Chapter 03 Chapter 3: Understanding the GAN

The Intuition Behind GANs

In a nutshell, Generative Adversarial Networks (GANs) work through a clever interplay between two neural networks: the Generator and the Discriminator. The Generator generates synthetic data, like images or music, aiming to create content that looks real. The Discriminator acts as a keen detective, trying to distinguish between real data and the fake creations of the Generator. As they play this adversarial game, both networks get better at their roles, with the Generator improving its ability to create realistic data, and the Discriminator becoming more adept at detecting fakes. This dynamic competition leads to the generation of remarkably realistic and creative outputs, making GANs a magical tool for AI-driven creativity.

GAN Components: Generator and Discriminator
GAN Training: The Adversarial Process

Training (Learning)

When training begins, the generator produces obviously poor (fake) data, and the discriminator quickly learns to identify that it's fake.

Common Types of GANs

As you'd expect, there are different types of GANs. Some of the main ones include:

Vanilla GAN
Conditional GAN (cGAN)
Wasserstein GAN (WGAN)
Progressive GAN (PGAN)
StyleGAN and StyleGAN2

(but there are many many others in the literature StyleGAN, StackGAN, SRGAN, ESRGAN, …)
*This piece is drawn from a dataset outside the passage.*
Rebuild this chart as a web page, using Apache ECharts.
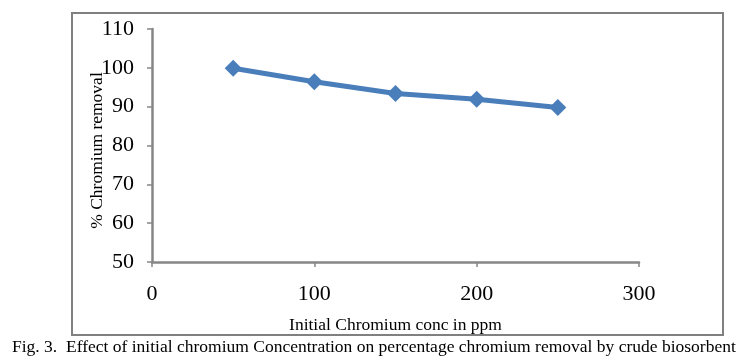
<!DOCTYPE html>
<html><head><meta charset="utf-8">
<script src="https://cdn.jsdelivr.net/npm/echarts@6/dist/echarts.min.js"></script>
<style>html,body{margin:0;padding:0;background:#fff}#c{width:753px;height:363px}</style>
</head><body><div id="c"></div>
<script>
const concentration = [50, 100, 150, 200, 250];
const removal = [99.9, 96.4, 93.4, 91.9, 89.8];
const xTicks = [0, 100, 200, 300];
const yTicks = [50, 60, 70, 80, 90, 100, 110];
const xTitle = 'Initial Chromium conc in ppm';
const yTitle = '% Chromium removal';
const caption = 'Fig. 3.  Effect of initial chromium Concentration on percentage chromium removal by crude biosorbent';

const font = '"Liberation Serif", "Times New Roman", serif';
const axisCol = '#868686';
const chart = echarts.init(document.getElementById('c'), null, {renderer: 'canvas'});
chart.setOption({
  animation: false,
  backgroundColor: '#fff',
  grid: {left: 152, top: 29, width: 487, height: 233, containLabel: false},
  xAxis: {
    type: 'value', min: xTicks[0], max: xTicks[xTicks.length - 1], interval: 100,
    axisLine: {lineStyle: {color: axisCol, width: 2.5}},
    axisTick: {show: true, length: 5, lineStyle: {color: axisCol, width: 1.5}},
    splitLine: {show: false},
    axisLabel: {color: '#000', fontFamily: font, fontSize: 22, margin: 21},
    name: xTitle, nameLocation: 'middle', nameGap: 54, nameMoveOverlap: false,
    nameTextStyle: {color: '#000', fontFamily: font, fontSize: 17.5}
  },
  yAxis: {
    type: 'value', min: yTicks[0], max: yTicks[yTicks.length - 1], interval: 10,
    axisLine: {show: true, lineStyle: {color: axisCol, width: 2.5}},
    axisTick: {show: true, length: 5, lineStyle: {color: axisCol, width: 1.5}},
    splitLine: {show: false},
    axisLabel: {color: '#000', fontFamily: font, fontSize: 22, margin: 18},
    name: yTitle, nameLocation: 'middle', nameGap: 46, nameRotate: 90, nameMoveOverlap: false,
    nameTextStyle: {color: '#000', fontFamily: font, fontSize: 17.5, padding: [0, 10, 0, 0]}
  },
  series: [{
    type: 'line',
    data: concentration.map((x, i) => [x, removal[i]]),
    symbol: 'diamond', symbolSize: 17,
    lineStyle: {color: '#4A7EBB', width: 5},
    itemStyle: {color: '#4A7EBB'}
  }],
  graphic: [
    {type: 'rect', shape: {x: 72, y: 13, width: 651, height: 322}, style: {fill: 'none', stroke: '#808080', lineWidth: 2}, z: -1},
    {type: 'text', left: 12, top: 338, style: {text: caption, fill: '#000', font: '17.5px ' + font}}
  ]
});
</script></body></html>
Let's take a look at some of the most popular GANs in more detail.

Vanilla GAN

A Vanilla GAN is the original and simplest form of Generative Adversarial Network, consisting of a Generator and a Discriminator, engaged in a game where the Generator generates data to fool the Discriminator, and the Discriminator aims to distinguish between real and fake data, resulting in the Generator progressively producing more realistic outputs.
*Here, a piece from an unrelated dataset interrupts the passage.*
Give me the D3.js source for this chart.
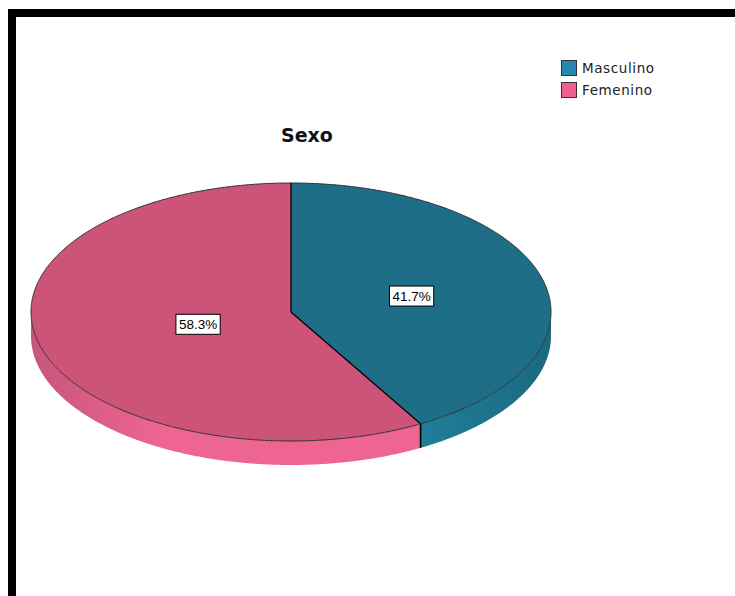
<!DOCTYPE html>
<html>
<head>
<meta charset="utf-8">
<script src="https://cdn.jsdelivr.net/npm/d3@7/dist/d3.min.js"></script>
<style>
  html, body { margin: 0; padding: 0; background: #fff; }
  svg { display: block; }
</style>
</head>
<body>
<svg id="chart" width="735" height="596"></svg>
<script>
// Data
const categories = ["Masculino", "Femenino"];
const percentages = [41.7, 58.3];
const title = "Sexo";

// Colours per category: top face, side wall, legend swatch
const topColors = ["#1f6e88", "#cc5479"];
const sideColors = ["#1f7e98", "#ee6592"];
const swatchColors = ["#2487ad", "#f0608f"];

const W = 735, H = 596;
const svg = d3.select("#chart");

// Frame
svg.append("rect").attr("x", 8).attr("y", 9).attr("width", W - 8).attr("height", 8).attr("fill", "#000");
svg.append("rect").attr("x", 8).attr("y", 9).attr("width", 8).attr("height", H - 9).attr("fill", "#000");

// Title
svg.append("text")
  .attr("x", 307).attr("y", 142)
  .attr("text-anchor", "middle")
  .attr("font-family", "DejaVu Sans, Verdana, sans-serif")
  .attr("font-weight", "bold")
  .attr("font-size", 19)
  .attr("fill", "#111")
  .text(title);

// Ellipse geometry (unit circle -> pixels)
const cx = 291, cy = 312, rx = 260, ry = 129, depth = 24;
const xS = d3.scaleLinear().domain([-1, 1]).range([cx - rx, cx + rx]);
const yS = d3.scaleLinear().domain([-1, 1]).range([cy + ry, cy - ry]);
const pt = (a, r = 1, dy = 0) => [xS(r * Math.sin(a)), yS(r * Math.cos(a)) + dy];

const arcs = d3.pie().sort(null).value(d => d)
  .startAngle(0).endAngle(2 * Math.PI)(percentages);

const step = 0.005;
const sample = (a0, a1) => {
  const n = Math.max(2, Math.ceil((a1 - a0) / step));
  return d3.range(n + 1).map(i => a0 + (a1 - a0) * i / n);
};
const line = d3.line();

// Side-wall shading
const defs = svg.append("defs");
arcs.forEach((d, i) => {
  const g = defs.append("linearGradient")
    .attr("id", "side" + i)
    .attr("gradientUnits", "userSpaceOnUse")
    .attr("x1", cx - rx).attr("x2", cx + rx).attr("y1", 0).attr("y2", 0);
  const c = d3.color(sideColors[i]);
  g.append("stop").attr("offset", "0%").attr("stop-color", c.darker(0.5));
  g.append("stop").attr("offset", "25%").attr("stop-color", c);
  g.append("stop").attr("offset", "75%").attr("stop-color", c);
  g.append("stop").attr("offset", "100%").attr("stop-color", c.darker(0.5));
});

// Side walls (front half only)
const sides = svg.append("g");
arcs.forEach((d, i) => {
  const a = Math.max(d.startAngle, Math.PI / 2);
  const b = Math.min(d.endAngle, 3 * Math.PI / 2);
  if (a >= b) return;
  const angs = sample(a, b);
  const pts = angs.map(t => pt(t)).concat(angs.slice().reverse().map(t => pt(t, 1, depth)));
  sides.append("path")
    .attr("d", line(pts) + "Z")
    .attr("fill", `url(#side${i})`)
    .attr("stroke", "none");
});

// Vertical edges where slices meet on the front wall
arcs.forEach(d => {
  [d.startAngle, d.endAngle].forEach(t => {
    if (t > Math.PI / 2 && t < 3 * Math.PI / 2) {
      const p = pt(t);
      sides.append("line")
        .attr("x1", p[0]).attr("y1", p[1])
        .attr("x2", p[0]).attr("y2", p[1] + depth)
        .attr("stroke", "#000").attr("stroke-width", 1.3);
    }
  });
});

// Top faces
const tops = svg.append("g");
arcs.forEach((d, i) => {
  const pts = [[cx, cy]].concat(sample(d.startAngle, d.endAngle).map(t => pt(t)));
  tops.append("path")
    .attr("d", line(pts) + "Z")
    .attr("fill", topColors[i])
    .attr("stroke", "none");
});

// Rim outline
tops.append("path")
  .attr("d", line(sample(0, 2 * Math.PI).map(t => pt(t))) + "Z")
  .attr("fill", "none")
  .attr("stroke", "#2b2b2b")
  .attr("stroke-width", 1);

// Radial boundaries between slices
arcs.forEach(d => {
  const p = pt(d.startAngle);
  tops.append("line")
    .attr("x1", cx).attr("y1", cy)
    .attr("x2", p[0]).attr("y2", p[1])
    .attr("stroke", "#000").attr("stroke-width", 1.3);
});

// Percentage labels in boxes
const labelRadius = [0.48, 0.37];
const labels = svg.append("g")
  .attr("font-family", "Liberation Sans, Arial, sans-serif")
  .attr("font-size", 13.5);
arcs.forEach((d, i) => {
  const mid = (d.startAngle + d.endAngle) / 2;
  const p = pt(mid, labelRadius[i]);
  const txt = d3.format(".1f")(d.value) + "%";
  const g = labels.append("g").attr("transform", `translate(${p[0]},${p[1]})`);
  const t = g.append("text")
    .attr("text-anchor", "middle")
    .attr("dy", "0.36em")
    .attr("fill", "#000")
    .text(txt);
  const bb = t.node().getBBox();
  g.insert("rect", "text")
    .attr("x", bb.x - 3).attr("y", -10)
    .attr("width", bb.width + 6).attr("height", 20)
    .attr("fill", "#fff")
    .attr("stroke", "#000").attr("stroke-width", 1);
});

// Legend
const legend = svg.append("g").attr("transform", "translate(561,60)");
categories.forEach((c, i) => {
  const g = legend.append("g").attr("transform", `translate(0,${i * 22})`);
  g.append("rect")
    .attr("x", 0.5).attr("y", 0.5).attr("width", 15).attr("height", 15)
    .attr("fill", swatchColors[i])
    .attr("stroke", "#333").attr("stroke-width", 1);
  g.append("text")
    .attr("x", 21).attr("y", 13)
    .attr("font-family", "DejaVu Sans, Verdana, sans-serif")
    .attr("font-size", 13.5)
    .attr("letter-spacing", 0.6)
    .attr("fill", "#222")
    .text(c);
});
</script>
</body>
</html>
Deep Convolutional GANs (DCGANS)

Instead of using fully connected layers, convolution layers are used, you modify the Vanilla GAN to a DCGAN through the following steps:

Replace any pooling layers with strided convolutions(in the discriminator) and transposed convolutions (in the generator)
Use Batch Normalization in both the generator and the discriminator, except in the generator's output layer and the discriminator's input layer
Remove fully connected hidden layers for deep architectures
Use ReLU activation in the generator for all layers except the output layer (which should be tanh)
Use leaky ReLU activation in the discriminator for all layers

Conditional GAN (cGAN)

A Conditional GAN (cGAN) is an advanced type of Generative Adversarial Network that takes additional information (such as labels or class information) as input during the training process, enabling it to generate data based on specific conditions, resulting in more targeted and controllable output generation.

Wasserstein GAN (WGAN)

Wasserstein GAN (WGAN) is a variant of Generative Adversarial Network that introduces a different loss function, called the Wasserstein distance, to provide more stable training and better gradient flow, leading to improved training dynamics and higher quality output generation.

Progressive GAN (PGAN)

Progressive GAN (PGAN) is an advanced form of Generative Adversarial Network that starts with low-resolution images and progressively adds more layers to both the Generator and Discriminator during training, allowing it to generate high-quality, realistic images and achieve state-of-the-art results in image synthesis tasks.

StyleGAN and StyleGAN2

StyleGAN and StyleGAN2 are revolutionary Generative Adversarial Networks that introduce style-based architectures, allowing greater control over image generation by separating the generation process into style and structure, resulting in highly realistic and customizable images with improved details and better handling of diverse datasets.

GAN Landscape

To try and see how all these different versions of GANs fit together, you can draw a taxonomy chart organized to represent the different areas based on recent publications.

Common Problems with GANs

While GANs have been a real game changer for content generation, the concept is still riddles with challenges and problems.

Vanishing Gradients

The discriminator doesn't provide enough information for the generator to make progress (modifications to the minmax loss to deal with vanishing gradients).

Mode Collapse

The generator starts to produce the same output (or a small set of outputs) over and over again. How can this happen?

Suppose the generator gets better at producing convincing results for a particular image or data. It will fool the discriminator a bit more with that selected result, and this will encourage it to produce even more images of that type. Gradually it will forget how to produce anything else (narrow).

GANS are very sensitive to hyperparameters

Typically you'll need to spend a lot of effort fine-tuning hyperparameters to get the results you desire.